E não são só os jornais e revistas, cartoonistas e editores, que correm risco. Em Dezembro, um professor de matemática de 29 anos, Bayram Ali Hanedar, imprimiu um cartoon publicado pelo The International New York Times para exibir durante um protesto de rua: o desenho mostrava Erdogan a cortar fatias de um espeto de carne que representava a “democracia”. Foi interrogado pela polícia, sob suspeita de insulto à bandeira nacional, e acusado: se o caso chegar a julgamento, enfrenta uma pena de três anos de prisão.
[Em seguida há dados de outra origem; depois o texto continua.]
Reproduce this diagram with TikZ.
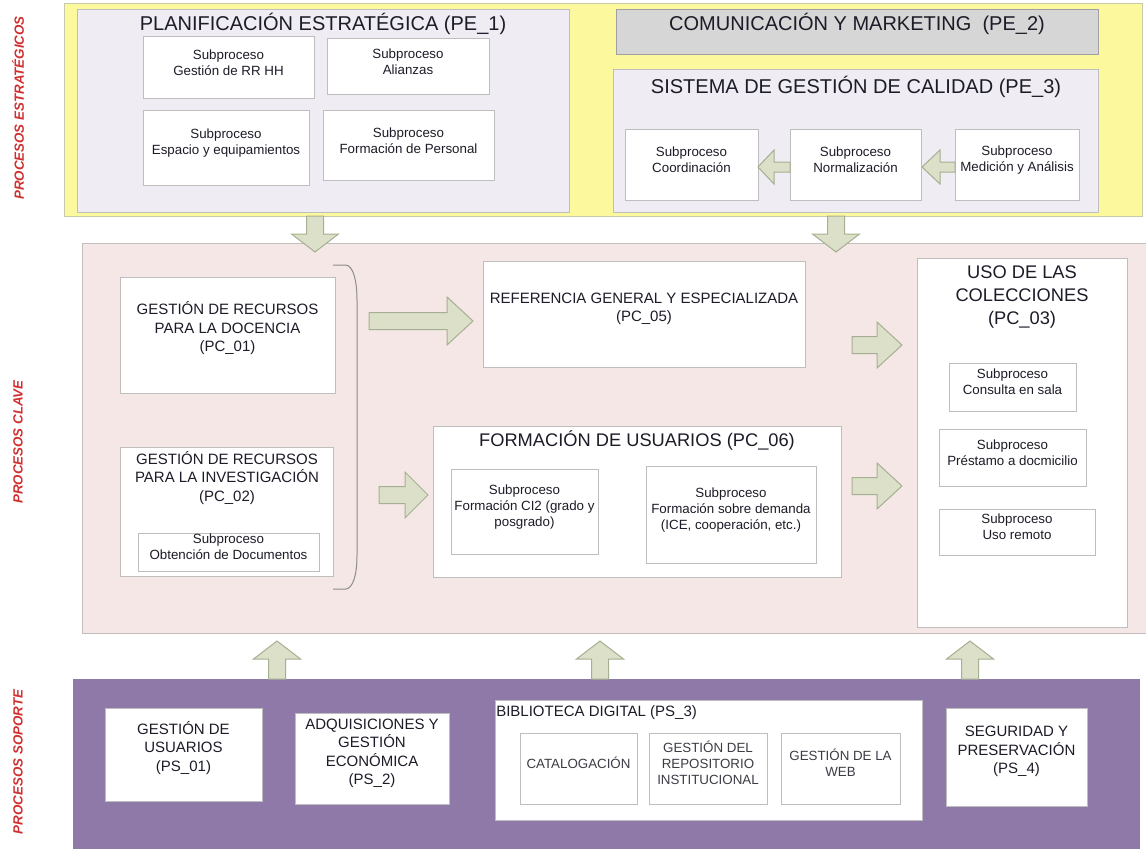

Rachael Jolley, a directora da revista Index on Censorship, explica porque “os ditadores e os déspotas odeiam cartoonistas políticos”. “O poder de uma piada não deve ser subestimado: o impacto da pena sarcástica de um cartoonista é muito mais poderoso do que o de um título e um texto no jornal. A arte, o humor e a mensagem política de um cartoon não se esquecem facilmente”. As caricaturas políticas podem funcionar como um “antídoto” contra o medo, ou como um “escudo” contra o abuso de poder, mobilizando a oposição e a opinião pública. Também servem como uma espécie de “espelho” que reflecte e expõe uma parte da realidade que alguém preferia esconder – “É por isso que os regimes autoritários não gostam”, conclui.
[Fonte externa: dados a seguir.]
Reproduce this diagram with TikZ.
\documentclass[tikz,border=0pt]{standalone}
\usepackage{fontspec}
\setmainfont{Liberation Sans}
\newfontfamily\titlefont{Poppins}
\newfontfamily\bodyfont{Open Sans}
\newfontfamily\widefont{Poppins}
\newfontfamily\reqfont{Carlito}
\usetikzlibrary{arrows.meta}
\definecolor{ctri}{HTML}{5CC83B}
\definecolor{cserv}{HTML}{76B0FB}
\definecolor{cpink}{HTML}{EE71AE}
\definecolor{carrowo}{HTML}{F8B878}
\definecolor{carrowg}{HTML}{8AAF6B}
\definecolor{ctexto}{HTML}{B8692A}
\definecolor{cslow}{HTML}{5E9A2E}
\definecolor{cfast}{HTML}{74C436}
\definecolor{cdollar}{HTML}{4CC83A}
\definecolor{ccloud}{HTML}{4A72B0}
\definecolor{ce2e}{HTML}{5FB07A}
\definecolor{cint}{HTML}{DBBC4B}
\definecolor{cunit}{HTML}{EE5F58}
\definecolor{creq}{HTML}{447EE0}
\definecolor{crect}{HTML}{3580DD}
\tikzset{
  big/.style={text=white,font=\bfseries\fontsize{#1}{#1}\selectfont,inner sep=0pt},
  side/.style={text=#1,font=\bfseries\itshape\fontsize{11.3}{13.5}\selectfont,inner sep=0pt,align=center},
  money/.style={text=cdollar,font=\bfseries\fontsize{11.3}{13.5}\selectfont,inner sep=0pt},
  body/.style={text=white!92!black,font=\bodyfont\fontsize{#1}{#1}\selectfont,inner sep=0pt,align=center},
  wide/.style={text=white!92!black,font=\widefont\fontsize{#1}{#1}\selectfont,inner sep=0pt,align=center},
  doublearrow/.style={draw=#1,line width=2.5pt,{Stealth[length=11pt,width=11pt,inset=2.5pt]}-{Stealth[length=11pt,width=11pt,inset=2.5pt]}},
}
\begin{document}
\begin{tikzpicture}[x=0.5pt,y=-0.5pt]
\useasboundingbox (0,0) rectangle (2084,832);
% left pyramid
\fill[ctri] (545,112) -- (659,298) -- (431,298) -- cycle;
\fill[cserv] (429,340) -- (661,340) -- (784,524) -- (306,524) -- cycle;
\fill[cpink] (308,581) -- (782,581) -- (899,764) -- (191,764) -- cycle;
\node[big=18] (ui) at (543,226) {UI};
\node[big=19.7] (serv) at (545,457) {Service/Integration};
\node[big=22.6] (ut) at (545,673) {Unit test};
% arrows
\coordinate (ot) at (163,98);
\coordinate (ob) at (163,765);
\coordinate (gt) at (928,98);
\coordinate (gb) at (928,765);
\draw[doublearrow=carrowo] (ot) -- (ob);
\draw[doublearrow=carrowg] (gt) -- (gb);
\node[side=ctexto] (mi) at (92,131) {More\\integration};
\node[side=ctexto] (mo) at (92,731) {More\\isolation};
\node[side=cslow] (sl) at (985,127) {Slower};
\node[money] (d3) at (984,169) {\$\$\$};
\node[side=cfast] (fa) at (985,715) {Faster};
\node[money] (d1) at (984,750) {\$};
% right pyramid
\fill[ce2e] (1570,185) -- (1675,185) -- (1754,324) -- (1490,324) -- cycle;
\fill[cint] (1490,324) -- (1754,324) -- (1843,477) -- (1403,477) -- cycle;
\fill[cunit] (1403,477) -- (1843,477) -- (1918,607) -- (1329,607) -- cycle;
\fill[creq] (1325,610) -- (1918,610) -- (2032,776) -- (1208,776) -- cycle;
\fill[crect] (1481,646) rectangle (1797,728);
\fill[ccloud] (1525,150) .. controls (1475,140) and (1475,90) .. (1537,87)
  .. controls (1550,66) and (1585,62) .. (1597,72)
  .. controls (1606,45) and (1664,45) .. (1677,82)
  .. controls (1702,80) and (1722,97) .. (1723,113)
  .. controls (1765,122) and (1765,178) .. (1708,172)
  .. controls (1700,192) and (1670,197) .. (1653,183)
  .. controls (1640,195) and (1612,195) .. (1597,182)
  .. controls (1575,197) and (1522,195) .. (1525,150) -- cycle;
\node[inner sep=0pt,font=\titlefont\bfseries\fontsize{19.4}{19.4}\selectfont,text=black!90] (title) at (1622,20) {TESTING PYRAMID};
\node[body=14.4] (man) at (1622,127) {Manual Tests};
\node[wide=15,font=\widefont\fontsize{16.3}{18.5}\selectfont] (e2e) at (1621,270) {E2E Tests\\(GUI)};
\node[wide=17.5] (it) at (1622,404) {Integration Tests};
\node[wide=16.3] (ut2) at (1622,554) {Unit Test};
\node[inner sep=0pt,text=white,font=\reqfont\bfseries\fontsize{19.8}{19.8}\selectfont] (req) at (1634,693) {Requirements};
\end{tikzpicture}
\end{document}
Como frisa Patricia Bargh, da Cartoonists’ Rights Network International, “os cartoonistas são muitas vezes o último bastião da liberdade de expressão em regimes repressivos, e o seu trabalho é respeitado e valorizado, às vezes até mais do que o dos jornalistas, pela sua coragem e capacidade de dizer o que os outros não podem ou de, através da sátira, revelar algo que de outra forma jamais veria a luz do dia”.

Recep Erdogan governou a Turquia entre 2003 e 2014. Impedido de cumprir um quarto mandato consecutivo, candidatou-se à presidência e foi eleito à primeira volta em Agosto, naquele que foi o primeiro escrutínio directo e universal para a chefia do Estado – um cargo cerimonial e de representação, mas cujas competências e poderes já prometeu reforçar. Uma primeira inovação será posta em prática dentro de duas semanas, quando Erdogan presidir, pela primeira vez, à reunião do conselho de ministros no palácio presidencial com mais de mil quartos que mandou construir em Ancara.